2) Grub normally writes this 'recordfail' variable to the operating system partition, but since Grub lacks the ability to write to BTRFS or any LVM partition, Grub wouldn't be able to set the 'recordfail' variable in the case of unsuccessful boot. This could potentially leave the user needing to boot to recovery, but unable to do it, when GRUB_TIMEOUT is set to 0.

3) Currently implemented workaround for 2) is for the 'recordfail' variable to be set permanently, if Grub is unable to write the variable to disk. This causes Grub to ignore GRUB_TIMEOUT every time and wait for 30 seconds instead, which is the default value of GRUB_RECORDFAIL_TIMEOUT.

4) This happens by default on every EFI system where user chooses to install Ubuntu with LVM partitioning (my case) or (I'm not sure about this one) if user chooses to use BTRFS partition during the install.

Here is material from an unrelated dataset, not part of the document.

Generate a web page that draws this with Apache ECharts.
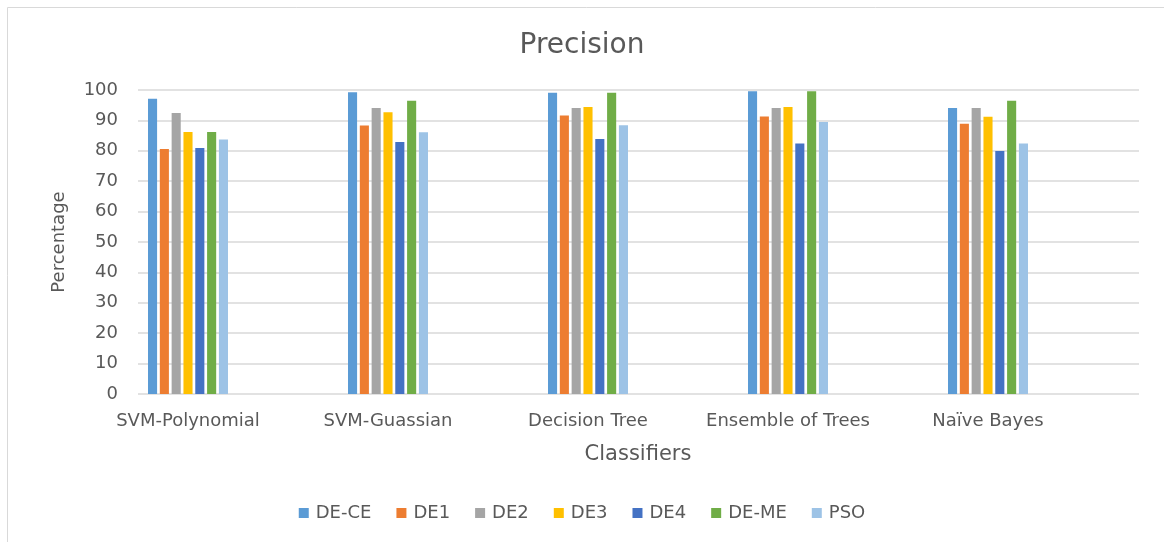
<!DOCTYPE html>
<html>
<head>
<meta charset="utf-8">
<script src="https://cdn.jsdelivr.net/npm/echarts@6/dist/echarts.min.js"></script>
<style>
  html, body { margin: 0; padding: 0; background: #fff; }
  #chart { width: 1164px; height: 542px; }
</style>
</head>
<body>
<div id="chart"></div>
<script>
  const categories = ['SVM-Polynomial', 'SVM-Guassian', 'Decision Tree', 'Ensemble of Trees', 'Naïve Bayes']
  const yTicks = [0, 10, 20, 30, 40, 50, 60, 70, 80, 90, 100]

  const deCe = [97.1, 99.3, 99.1, 99.6, 94.1]
  const de1 = [80.6, 88.3, 91.6, 91.3, 88.9]
  const de2 = [92.4, 94.1, 94.1, 94.1, 94.1]
  const de3 = [86.2, 92.7, 94.4, 94.4, 91.2]
  const de4 = [80.9, 82.9, 83.9, 82.4, 79.9]
  const deMe = [86.2, 96.5, 99.1, 99.6, 96.5]
  const pso = [83.7, 86.1, 88.4, 89.5, 82.4]

  const seriesNames = ['DE-CE', 'DE1', 'DE2', 'DE3', 'DE4', 'DE-ME', 'PSO']
  const seriesData = [deCe, de1, de2, de3, de4, deMe, pso]
  const colors = ['#5B9BD5', '#ED7D31', '#A5A5A5', '#FFC000', '#4472C4', '#70AD47', '#9DC3E6']

  const font = '"DejaVu Sans", "Open Sans", sans-serif'
  const textColor = '#595959'

  const myChart = echarts.init(document.getElementById('chart'))

  myChart.setOption({
    animation: false,
    color: colors,
    title: {
      text: 'Precision',
      left: 'center',
      top: 27,
      textStyle: { fontFamily: font, fontSize: 28, fontWeight: 'normal', color: textColor }
    },
    legend: {
      data: seriesNames,
      bottom: 15,
      left: 'center',
      icon: 'rect',
      itemWidth: 10,
      itemHeight: 10,
      itemGap: 25,
      textStyle: { fontFamily: font, fontSize: 18, color: textColor, padding: [0, 0, 0, 2] }
    },
    graphic: [{
      type: 'rect',
      shape: { x: 7.5, y: 7.5, width: 1300, height: 700 },
      style: { fill: null, stroke: '#d9d9d9', lineWidth: 1 },
      silent: true
    }],
    grid: [
      // gridlines + tick labels
      { left: 138, right: 25, top: 90, bottom: 148 },
      // bar area (categories centred under each cluster)
      { left: 88, width: 1000, top: 90, bottom: 148 }
    ],
    xAxis: [
      { type: 'category', gridIndex: 0, data: categories, show: false },
      {
        type: 'category',
        gridIndex: 1,
        data: categories,
        axisLine: { show: false },
        axisTick: { show: false },
        axisLabel: { interval: 0, hideOverlap: false, fontFamily: font, fontSize: 18, color: textColor, margin: 18 },
        name: 'Classifiers',
        nameLocation: 'middle',
        nameGap: 50,
        nameTextStyle: { fontFamily: font, fontSize: 21, color: textColor, padding: [0, 0, 0, 100] }
      }
    ],
    yAxis: [
      {
        type: 'value',
        gridIndex: 0,
        min: yTicks[0],
        max: yTicks[yTicks.length - 1],
        interval: 10,
        axisLine: { show: false },
        axisTick: { show: false },
        axisLabel: { fontFamily: font, fontSize: 18, color: textColor, margin: 20 },
        splitLine: { lineStyle: { color: '#d9d9d9', width: 1.5 } },
        name: 'Percentage',
        nameLocation: 'middle',
        nameGap: 70,
        nameTextStyle: { fontFamily: font, fontSize: 18, color: textColor }
      },
      { type: 'value', gridIndex: 1, min: 0, max: 100, show: false }
    ],
    series: seriesNames.map((name, i) => ({
      name: name,
      type: 'bar',
      xAxisIndex: 1,
      yAxisIndex: 1,
      data: seriesData[i],
      barCategoryGap: '60%',
      barGap: '30%'
    }))
  })
</script>
</body>
</html>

5) Possible solutions would be one of the following:

  a) Ubuntu installer should create partitions in such a way that leaves a small separate partition that would be writable by Grub.

  b) Implement ability to store environment variables on the EFI System Partition (ESP) which is FAT32 and already is created by the installer. This has been mentioned in #16 and #17.

  c) Implement functionality to write to LVM, BTRFS, and other possibly affected filesystems. This is not gonna happen due to complexity and unnecessity.

6) Possible workarounds are:

  a) In /etc/default/grub set the variable GRUB_RECORDFAIL_TIMEOUT to small but non-zero amount of seconds. Setting it to zero is strongly discouraged as it could leave system unable to boot to recovery or other entries in case of boot fail, although RussinNeuroMancer describes in #14 that they're able to reliably enter Grub even if this is set to 0.

  b) Manually repartition the system in such a way that Grub's recordfail functionality works. I don't know what exactly is needed for this, though, but I would be tremendously grateful if anyone does this and shares how to do it.